Leaders can model openness by:

  • Actively eliciting critical feedback from the team.
  • Thanking team members who express concerns.
  • Admitting when they have changed perspectives based on team input.
  • Reinforcing that dissent is healthy and leads to better outcomes.

Cultivating Psychological Safety

Ultimately, team members must feel psychologically safe to engage in passionate debate. Leaders should nurture an environment where individuals are comfortable sharing ideas without fear of embarrassment or retribution.

Strategies for psychological safety include:

  • Establishing team norms that encourage expression.
  • Privately praising individuals who voice minority opinions.
  • Actively demonstrating that dissent will not affect appraisals or advancement.
  • Promoting mutual empathy and understanding during debates.

By cultivating psychological safety, leaders enable genuine debate, creative friction, and better decisions. This advances the team’s shared goals while avoiding the pitfalls of artificial harmony.

Key Takeaways:

  • Artificial harmony refers to teams avoiding healthy disagreement and conflict to maintain the appearance of cohesion. This leads to unaddressed issues and suppressed frustrations.
  • Trust is the foundation for teams to engage in passionate, constructive debate.
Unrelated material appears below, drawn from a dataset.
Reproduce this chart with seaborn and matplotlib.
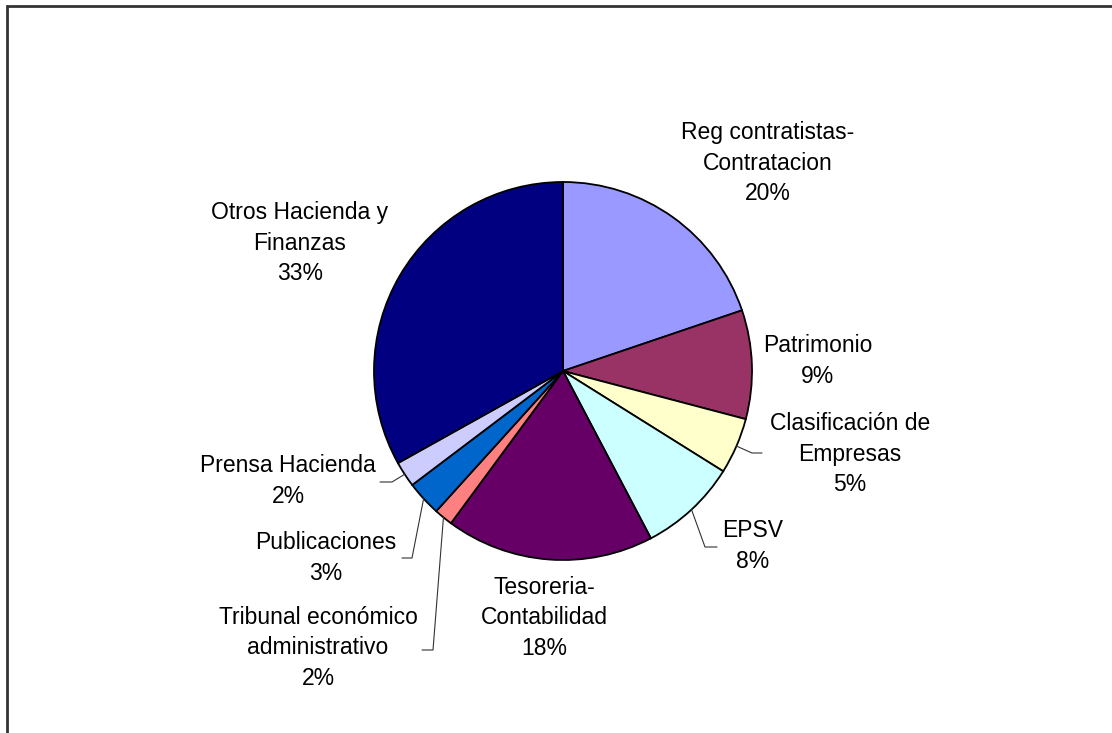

Leaders should focus first on building interpersonal trust.
  • Techniques like personal storytelling, praise, and collaborative projects can help team members develop mutual trust and safety.
  • Leaders should introduce norms for healthy debate once sufficient trust emerges. Role assignment, conflict profiling, and permission giving can facilitate constructive disagreement.
  • Signs a team has achieved healthy conflict include spirited discussion, voicing dissent, disappearing back-channel conversations, and increased buy-in.
  • Leaders play a pivotal role in modeling constructive debate, reinforcing its value, and ushering teams from artificial harmony to genuine cohesion.